▸ **PROBLEM STATEMENT**
From the entries below, pull out each line where "this" appears.
/---
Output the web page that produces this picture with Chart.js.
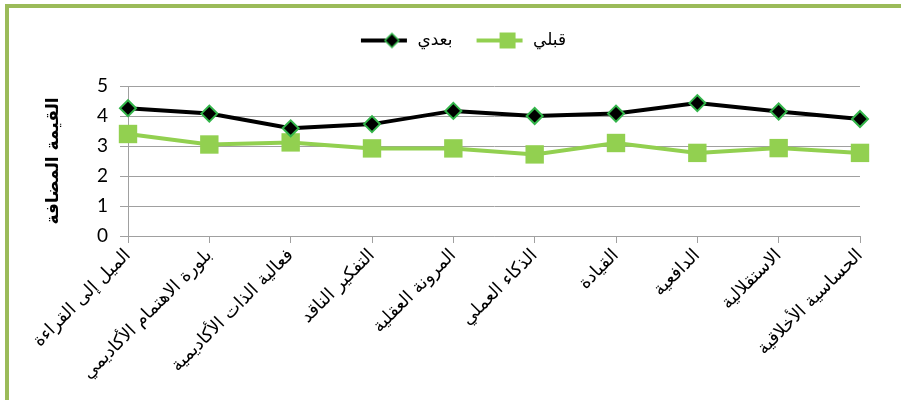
<!DOCTYPE html>
<html>
<head>
<meta charset="utf-8">
<script src="https://cdn.jsdelivr.net/npm/chart.js@4"></script>
<style>
  body { margin: 0; background: #fff; }
  #frame {
    position: absolute; left: 5px; top: 4px;
    width: 892px; height: 396px;
    border-left: 4px solid #9bbb59; border-top: 4px solid #9bbb59;
  }
  #chart { display: block; }
</style>
</head>
<body>
<div id="frame"><canvas id="chart" width="892" height="392"></canvas></div>
<script>
const categories = [
  "الميل إلى القراءة",
  "بلورة الاهتمام الأكاديمي",
  "فعالية الذات الأكاديمية",
  "التفكير الناقد",
  "المرونة العقلية",
  "الذكاء العملي",
  "القيادة",
  "الدافعية",
  "الاستقلالية",
  "الحساسية الأخلاقية"
];
const seriesNames = ["بعدي", "قبلي"];
const afterValues = [4.26, 4.08, 3.59, 3.73, 4.17, 4.0, 4.08, 4.43, 4.15, 3.9];
const beforeValues = [3.4, 3.05, 3.12, 2.92, 2.92, 2.72, 3.1, 2.77, 2.93, 2.77];
const yTicks = [0, 1, 2, 3, 4, 5];
const yTitle = "القيمة المضافة";

const arabicFont = "'DejaVu Sans', sans-serif";

// legend swatch: line with marker, like the office legend
function swatch(color, drawMarker) {
  const c = document.createElement("canvas");
  c.width = 50; c.height = 20;
  const g = c.getContext("2d");
  g.strokeStyle = color; g.lineWidth = 4;
  g.beginPath(); g.moveTo(2, 10); g.lineTo(48, 10); g.stroke();
  drawMarker(g, 33, 10);
  return c;
}
const blackSwatch = swatch("#000", (g, x, y) => {
  g.beginPath();
  g.moveTo(x, y - 7); g.lineTo(x + 7, y); g.lineTo(x, y + 7); g.lineTo(x - 7, y); g.closePath();
  g.fillStyle = "#000"; g.fill();
  g.strokeStyle = "#33b54a"; g.lineWidth = 1.5; g.stroke();
});
const greenSwatch = swatch("#92d050", (g, x, y) => {
  g.fillStyle = "#92d050"; g.fillRect(x - 8, y - 8, 16, 16);
});

// extra room under the legend, and centre it on the whole canvas
const legendGap = {
  id: "legendGap",
  beforeInit(chart) {
    const fit = chart.legend.fit;
    chart.legend.fit = function () {
      fit.bind(chart.legend)();
      this.height += 27;
    };
  },
  afterLayout(chart) {
    chart.legend.left += 28;
    chart.legend.right += 28;
  }
};

new Chart(document.getElementById("chart").getContext("2d"), {
  type: "line",
  data: {
    labels: categories,
    datasets: [
      {
        label: seriesNames[0],
        data: afterValues,
        borderColor: "#000",
        borderWidth: 4,
        pointStyle: "rectRot",
        pointRadius: 8,
        pointBackgroundColor: "#000",
        pointBorderColor: "#33b54a",
        pointBorderWidth: 2,
        tension: 0
      },
      {
        label: seriesNames[1],
        data: beforeValues,
        borderColor: "#92d050",
        borderWidth: 4,
        pointStyle: "rect",
        pointRadius: 13,
        pointBackgroundColor: "#92d050",
        pointBorderColor: "#92d050",
        pointBorderWidth: 0,
        tension: 0
      }
    ]
  },
  plugins: [legendGap],
  options: {
    responsive: false,
    animation: false,
    layout: { padding: { top: 2, right: 41, left: 0, bottom: 0 } },
    plugins: {
      tooltip: { enabled: false },
      legend: {
        position: "top",
        labels: {
          usePointStyle: true,
          pointStyleWidth: 50,
          padding: 22,
          color: "#000",
          font: { family: arabicFont, size: 17 },
          generateLabels: (chart) => chart.data.datasets.map((ds, i) => ({
            text: ds.label,
            pointStyle: i === 0 ? blackSwatch : greenSwatch,
            datasetIndex: i,
            fontColor: "#000",
            lineWidth: 0
          }))
        }
      }
    },
    scales: {
      x: {
        offset: false,
        grid: { drawOnChartArea: false, drawTicks: true, tickLength: 7, color: "#a0a0a0" },
        border: { color: "#a0a0a0" },
        ticks: {
          autoSkip: false,
          minRotation: 45,
          maxRotation: 45,
          padding: 2,
          color: "#000",
          font: { family: arabicFont, size: 18 }
        },
        afterFit: (s) => { s.height = 164; }
      },
      y: {
        min: 0,
        max: 5,
        afterBuildTicks: (s) => { s.ticks = yTicks.map(v => ({ value: v })); },
        grid: { color: "#a0a0a0", tickLength: 8 },
        border: { color: "#a0a0a0" },
        ticks: {
          padding: 12,
          color: "#000",
          font: { family: "Lato, sans-serif", size: 19 }
        },
        title: {
          display: true,
          text: yTitle,
          color: "#000",
          padding: { top: 34, bottom: 0 },
          font: { family: arabicFont, size: 17, weight: "bold" }
        },
        afterFit: (s) => { s.width = 119; }
      }
    }
  }
});
</script>
</body>
</html>
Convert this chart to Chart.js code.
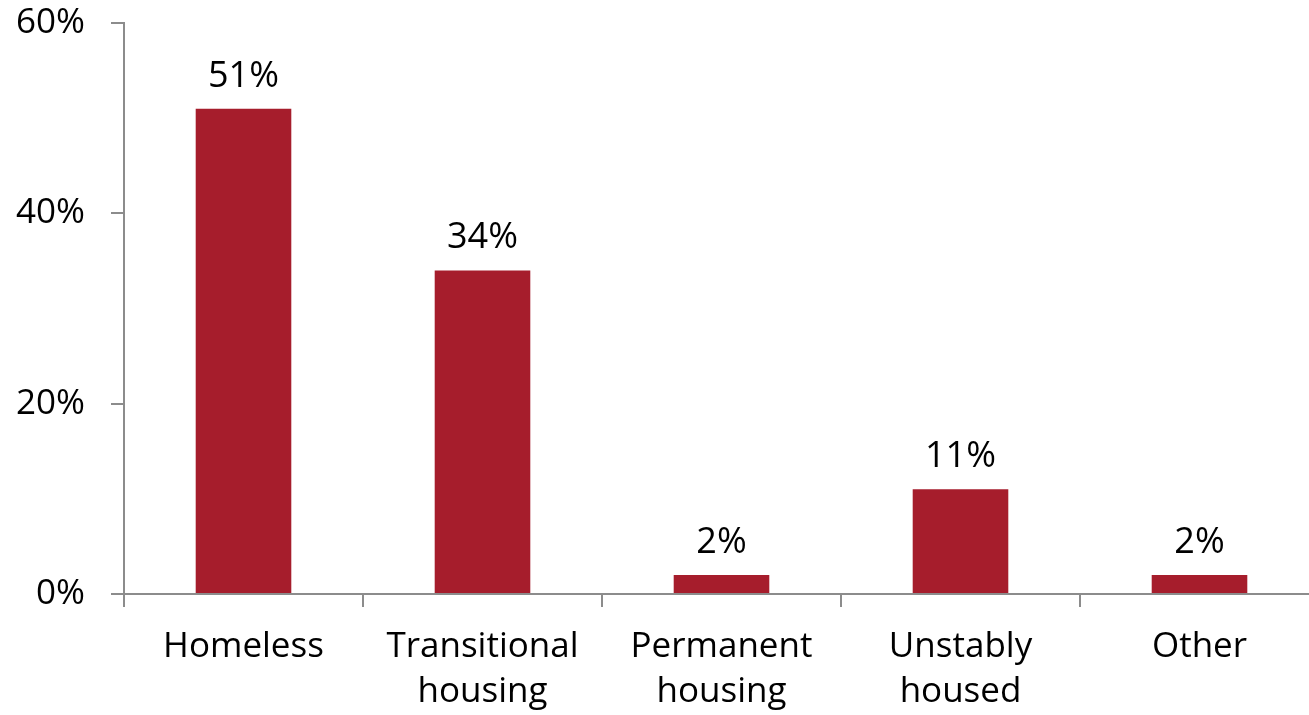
<!DOCTYPE html>
<html>
<head>
<meta charset="utf-8">
<script src="https://cdn.jsdelivr.net/npm/chart.js@4/dist/chart.umd.min.js"></script>
<style>
  html, body { margin: 0; padding: 0; background: #fff; overflow: hidden; }
  #wrap { position: relative; width: 1319px; height: 715px; }
</style>
</head>
<body>
<div id="wrap"><canvas id="chart"></canvas></div>
<script>
// Housing situation categories and their shares (percent)
const categories = [
  'Homeless',
  ['Transitional', 'housing'],
  ['Permanent', 'housing'],
  ['Unstably', 'housed'],
  'Other'
];
const shares = [51, 34, 2, 11, 2];
const yTicks = [0, 20, 40, 60];

const FONT = '"Open Sans", "Liberation Sans", sans-serif';
const AXIS_GREY = '#8c8c8c';
const BAR_RED = '#a61d2c';

// Draws the value above each bar, positioned from the bar element itself
const valueLabels = {
  id: 'valueLabels',
  afterDatasetsDraw(chart) {
    const ctx = chart.ctx;
    const meta = chart.getDatasetMeta(0);
    ctx.save();
    ctx.font = '36px ' + FONT;
    ctx.fillStyle = '#000';
    ctx.textAlign = 'center';
    ctx.textBaseline = 'alphabetic';
    meta.data.forEach((bar, i) => {
      ctx.fillText(shares[i] + '%', bar.x, bar.y - 22);
    });
    ctx.restore();
  }
};

new Chart(document.getElementById('chart'), {
  type: 'bar',
  data: {
    labels: categories,
    datasets: [{
      data: shares,
      backgroundColor: BAR_RED,
      borderWidth: 0,
      categoryPercentage: 1.0,
      barPercentage: 0.4
    }]
  },
  options: {
    responsive: true,
    maintainAspectRatio: false,
    animation: false,
    layout: { padding: { top: 23, right: 0, bottom: 0, left: 0 } },
    plugins: {
      legend: { display: false },
      tooltip: { enabled: false }
    },
    scales: {
      x: {
        grid: {
          offset: true,
          drawOnChartArea: false,
          drawTicks: true,
          tickLength: 13,
          color: AXIS_GREY,
          lineWidth: 2
        },
        border: { color: AXIS_GREY, width: 2 },
        ticks: {
          color: '#000',
          padding: 17,
          maxRotation: 0,
          autoSkip: false,
          font: { family: FONT, size: 35, lineHeight: 1.29 }
        },
        afterFit(scale) { scale.height = 121; }
      },
      y: {
        min: 0,
        max: 60,
        afterBuildTicks(scale) { scale.ticks = yTicks.map(v => ({ value: v })); },
        grid: {
          drawOnChartArea: false,
          drawTicks: true,
          tickLength: 13,
          color: AXIS_GREY,
          lineWidth: 2
        },
        border: { color: AXIS_GREY, width: 2 },
        ticks: {
          color: '#000',
          padding: 26,
          font: { family: FONT, size: 35 },
          callback: v => v + '%'
        },
        afterFit(scale) {
          scale.width = 124;
          scale.paddingTop = 0;
          scale.paddingBottom = 0;
        }
      }
    }
  },
  plugins: [valueLabels]
});
</script>
</body>
</html>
\---
▸ **WORKED ANSWER**
Output the web page that produces this picture with Chart.js.
      this.height += 27;
Convert this chart to Chart.js code.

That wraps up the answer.